Bild: Konsumferner Lebensstil als Konsequenz der Rentenreform?
Die Österreicher haben es konkret festgelegt: Eine "Schwerarbeiterpension"
bekommen Männer, die während acht Stunden Arbeit 2.000 Kilokalorien
verbrauchten, für Frauen gilt ein Mindestverbrauch von 1.400 Kilokalorien.
Wer viele Jahre so hart malocht, hat in Österreich Anspruch auf eine
frühere Pension.
Über diese Frührente für "Schwerarbeiter", die auch auf
Nachtschichtarbeiter und Pflegekräfte ausgedehnt wurde, gibt es seit Jahren
Streit. Kürzlich musste sich sogar der Verfassungsgerichtshof in Wien mit
dem Vorwurf beschäftigen, die Kriterien seien zu unklar. Der Gerichtshof
kam dann zu dem Schluss, dass die Regelung verfassungskonform ist.
Die Frage, wer unter welchen Bedingungen wie lange arbeiten kann,
entwickelt sich auch in Deutschland zur brennenden Gerechtigkeitsfrage. Da
ab diesem Jahr das Rentenalter schrittweise angehoben wird, drehen sich die
Gespräche an vielen Abendbrottischen der Generation 55 plus um genau dieses
Thema: Wie komme ich früher raus aus dem Job, ohne viel Geld zu verlieren?
Wer sollte eher gehen dürfen, wer nicht?
Einfach nur zurückzuwollen zu den alten frühen Renten, hilft hier nicht.
Das zeigt schon der Streit über die Rentenabschläge. Fast die Hälfte der
Neurentner geht mit dauerhaften Abschlägen in den Ruhestand. Die
sogenannten Reformen seien daher ein reines Rentenkürzungsprogramm, rügen
die Gewerkschaften. Doch das stimmt nicht, wenn man die steigende
Ruhestandsdauer betrachtet.
## Dazu eine schematische Rechnung
Die durchschnittliche Rentenbezugsdauer beträgt heute 18 Jahre. Wer ein
Jahr früher als der Durchschnitt in den Ruhestand wechselt, erhöht seine
Bezugsdauer rechnerisch um ein Jahr. Bezogen auf die Dauer von 18 Jahren
ist das ein Plus von 5,5 Prozent. Ein Jahr früher als der gesetzliche
Rentenbeginn aus dem Job zu gehen, zieht aber nur einen Abschlag von 3,6
Prozent am monatlichen Rentenbezug nach sich. Die monatlichen Abschläge
sind zwar für die Betroffenen belastend, aber eine vorzeitige Rente wird
damit rein statistisch nicht voll kompensiert.

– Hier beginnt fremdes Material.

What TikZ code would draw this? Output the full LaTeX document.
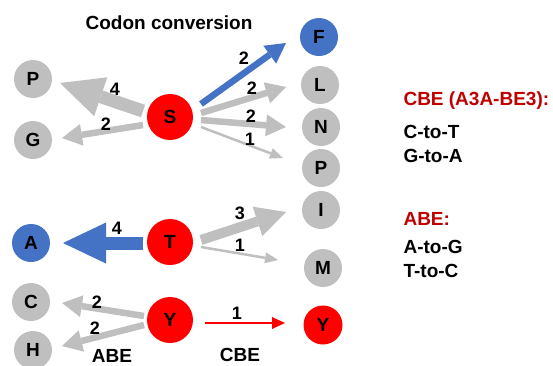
\documentclass[tikz,border=0pt]{standalone}
\usepackage{fontspec}
\setmainfont{Liberation Sans}
\usetikzlibrary{arrows.meta,calc}
\definecolor{cgray}{HTML}{BFBFBF}
\definecolor{cblue}{HTML}{4472C4}
\definecolor{cred}{HTML}{FF0000}
\definecolor{dred}{HTML}{C00000}
\begin{document}
\begin{tikzpicture}[x=1pt,y=-1pt,
 base/.style={circle,inner sep=0pt,font=\fontsize{19}{19}\selectfont\bfseries},
 gnode/.style={base,fill=cgray,minimum size=38pt},
 bnode/.style={base,fill=cblue,minimum size=38pt},
 rnode/.style={base,fill=cred,minimum size=46pt},
 rsmall/.style={base,fill=cred,minimum size=39pt},
 num/.style={font=\fontsize{18}{18}\selectfont\bfseries},
 lab/.style={font=\fontsize{19}{19}\selectfont\bfseries,anchor=base west},
 bottomlab/.style={font=\fontsize{19}{19}\selectfont\bfseries,anchor=base},
 afour/.style={line width=13pt,-{Triangle[width=41pt,length=43pt,line width=0pt]}},
 athree/.style={line width=10pt,-{Triangle[width=31pt,length=30pt,line width=0pt]}},
 atwo/.style={line width=6.5pt,-{Triangle[width=22pt,length=20pt,line width=0pt]}},
 aone/.style={line width=2.5pt,-{Triangle[width=11pt,length=13pt,line width=0pt]}},
]
\useasboundingbox (0,0) rectangle (553,365);
% nodes
\node[gnode] (P) at (33,79) {P};
\node[gnode] (G) at (33,140) {G};
\node[rnode] (S) at (170,117) {S};
\node[bnode] (F) at (319,37) {F};
\node[gnode] (L) at (320,85) {L};
\node[gnode] (N) at (321,127) {N};
\node[gnode] (P2) at (321,168) {P};
\node[gnode] (I) at (321,210) {I};
\node[gnode] (M) at (323,268) {M};
\node[rsmall] (Y2) at (323,325) {Y};
\node[rnode] (T) at (170,242) {T};
\node[rnode] (Y) at (170,320) {Y};
\node[bnode] (A) at (31,243) {A};
\node[gnode] (C) at (31,302) {C};
\node[gnode] (H) at (33,350) {H};
% arrows from S
\draw[afour,cgray] ($(S)+(-27,-6)$) -- ($(P)+(27,4)$);
\draw[atwo,cgray] ($(S)+(-27,8)$) -- ($(G)+(29,-2)$);
\draw[atwo,cblue] ($(S)+(31,-13)$) -- ($(F)+(-33,6)$);
\draw[atwo,cgray] ($(S)+(31,-4)$) -- ($(L)+(-34,2)$);
\draw[atwo,cgray] ($(S)+(31,3)$) -- ($(N)+(-35,0)$);
\draw[aone,cgray] ($(S)+(31,10)$) -- ($(P2)+(-38,-10)$);
% arrows from T
\draw[afour,cblue] ($(T)+(-27,1)$) -- ($(A)+(32,0)$);
\draw[athree,cgray] ($(T)+(31,-2)$) -- ($(I)+(-35,2)$);
\draw[aone,cgray] ($(T)+(31,5)$) -- ($(M)+(-45,-8)$);
% arrows from Y
\draw[atwo,cgray] ($(Y)+(-26,-4)$) -- ($(C)+(31,1)$);
\draw[atwo,cgray] ($(Y)+(-26,5)$) -- ($(H)+(29,-4)$);
\draw[line width=2pt,cred,-{Triangle[width=12pt,length=13pt,line width=0pt]}] ($(Y)+(35,3)$) -- ($(Y2)+(-38,-2)$);
% numbers
\node[num] (n1) at (115,89) {4};
\node[num] (n2) at (106,124) {2};
\node[num] (n3) at (244,58) {2};
\node[num] (n4) at (252,88) {2};
\node[num] (n5) at (251,116) {2};
\node[num] (n6) at (250,139) {1};
\node[num] (n7) at (117,228) {4};
\node[num] (n8) at (240,213) {3};
\node[num] (n9) at (240,245) {1};
\node[num] (n10) at (97,302) {2};
\node[num] (n11) at (95,328) {2};
\node[num] (n12) at (237,313) {1};
% texts
\node[bottomlab] (title) at (169,29) {Codon conversion};
\node[bottomlab] (abe) at (112,362) {ABE};
\node[bottomlab] (cbe) at (240,361) {CBE};
\node[lab,text=dred] (cbeh) at (400,105) {CBE (A3A-BE3):};
\node[lab] (c1) at (400,138) {C-to-T};
\node[lab] (c2) at (400,162) {G-to-A};
\node[lab,text=dred] (abeh) at (400,225) {ABE:};
\node[lab] (a1) at (400,253) {A-to-G};
\node[lab] (a2) at (400,277) {T-to-C};
\end{tikzpicture}
\end{document}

Mit allgemeiner Empörung über die monatlichen Rentenkürzungen kommt man
also nicht weiter, auch wenn die Angst, mit dem gesetzlichen
Einkommensniveau im Alter möglicherweise unterhalb der gewohnten
Mittelschichtschwelle zu landen, erst mal verarbeitet werden muss.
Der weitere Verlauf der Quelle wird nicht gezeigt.